Hay tres tipos de taxistas: los que hablan lo justo y necesario, los que hablan como si se les pagara por ello y los que no hablan nada.
Los tres me gustan, según mi humor.
Casi siempre prefiero los taxistas que hablan lo justo y necesario. Disfruto el silencio y la oportunidad de ir en el asiento de atrás organizando mi día mentalmente, haciendo una llamada o hasta buscando un tema para esta columna. Sí, esto que está leyendo se me ocurrió en el taxi. Por hablar lo justo y necesario me refiero a que el conductor, o conductora, dice buenos días, buenas tardes y hace un somero comentario sobre la lluvia, por ejemplo: ‘Hace un rato llovió, pero hace ahora más calor’.
Están los conductores que no dicen ni pio. Uno se sube y apenas contestan: ‘mmm’. Uno se baja del taxi y es como si nada. En algunas ocasiones hasta llega a inspirar miedo. ¿Qué le habré hecho para que esté enojado conmigo?
Aun así, en días en que yo estoy muy meditativa también me gusta ese tipo de taxistas.
Y aunque no lo crean, me gustan los taxistas habladores, contadores de historias y que se ponen nostálgicos recordando el Panamá de ayer. Disfruto mucho de sus relatos sobre todo en los días de cielo azul y cuando no tengo apuro, una combinación irresistible.
Entre esos taxistas parlanchines están los que recuerdan cuando recogían mangos en Pueblo Nuevo o nadaban en un río por Juan Díaz. Están los que no olvidan su pueblo Macaracas, Chupampa o Dolega. También están aquellos que fueron vendedores de Zona Libre y que viajaban por toda Centroamérica.
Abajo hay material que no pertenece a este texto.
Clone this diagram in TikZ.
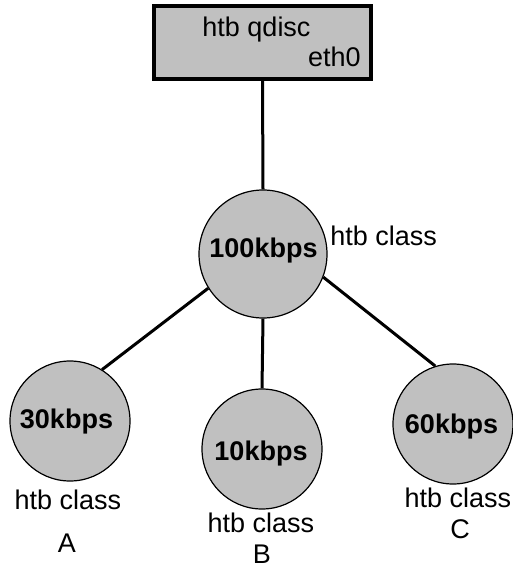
\documentclass[tikz,border=0pt]{standalone}
\usepackage{fontspec}
\setmainfont{Liberation Sans}
\usetikzlibrary{positioning}

\definecolor{boxgray}{RGB}{192,192,192}

\tikzset{
  qbox/.style={draw, line width=2pt, fill=boxgray, minimum width=108.5pt, minimum height=36.5pt, inner sep=0pt},
  classnode/.style={circle, draw, line width=0.6pt, fill=boxgray, inner sep=0pt, font=\fontsize{13.5}{16}\selectfont\bfseries},
  bignode/.style={classnode, minimum size=64pt},
  leafnode/.style={classnode, minimum size=60pt},
  txt/.style={inner sep=0pt, font=\fontsize{13.5}{16}\selectfont},
  link/.style={line width=1.5pt}
}

\begin{document}
\begin{tikzpicture}[x=0.5pt,y=-0.5pt]
\useasboundingbox (0,0) rectangle (513,567);
% root qdisc
\path node[qbox] (qdisc) at (262.5,42.5) {};
\path node[txt, anchor=base] (qname) at (256.5,37) {htb qdisc};
\path node[txt, anchor=base east] (qdev) at (361,67) {eth0};
% classes
\path node[bignode] (root) at (263,254) {};
\path node[txt, anchor=base] (rootrate) at (263.5,257) {\bfseries 100kbps};
\path node[txt, anchor=base west] (rootlbl) at (330,245) {htb class};
\path node[leafnode] (a) at (70,421) {};
\path node[leafnode] (b) at (262,449) {};
\path node[leafnode] (c) at (453,424) {};
\path node[txt, anchor=base] (arate) at (66.5,428) {\bfseries 30kbps};
\path node[txt, anchor=base] (brate) at (261,460) {\bfseries 10kbps};
\path node[txt, anchor=base] (crate) at (451.5,433) {\bfseries 60kbps};
% labels
\path node[txt, anchor=base] (albl) at (68,509) {htb class};
\path node[txt, anchor=base] (aname) at (67,552) {A};
\path node[txt, anchor=base] (blbl) at (261,532) {htb class};
\path node[txt, anchor=base] (bname) at (262,563) {B};
\path node[txt, anchor=base] (clbl) at (458,507) {htb class};
\path node[txt, anchor=base] (cname) at (460,538) {C};
% links
\path[link] (qdisc.south) edge (root.north);
\path[link] (root.212) edge (a.58);
\path[link] (root.south) edge (b.north);
\path[link] (root.-21) edge (c.107);
\end{tikzpicture}
\end{document}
No faltan los que se desahogan por sus matrimonios fallidos, los que me revelan cómo hacen para sacar la cuenta que incluye pagar el alquiler del carro, la gasolina y algo de dinerito para sí. Muchos manejan 10 horas al día o más.
Están los conductores que me comparten que sus hijas son doctoras o ingenieras. Los que recuerdan con melancolía cuando llevaban a sus hijos al béisbol o a clases de ballet.
Uno me contó que vio un ovni. Otro, que de niño hablaba con los duendes. Uno me aseguró que el fin de los tiempos se acercaba porque él lo soñó. Sí, yo también pongo esa cara de ‘no me lo creo’ que usted está poniendo justo en este momento. Soy muy consciente de que a veces esos cuentos son eso: cuentos. Y está bien. A veces.
Hay un placer en hablar con extraños. Claro, con extraños que te paren bola, que se interesen en lo que les estás contando o al menos lo intentan. Sobre todo, si ya los de la casa, tus amigos y los de la piquera se aburrieron de tus cuentos.
A gente extraña que nunca volverás a ver le puedes contar lo que sea, y quizás te crean.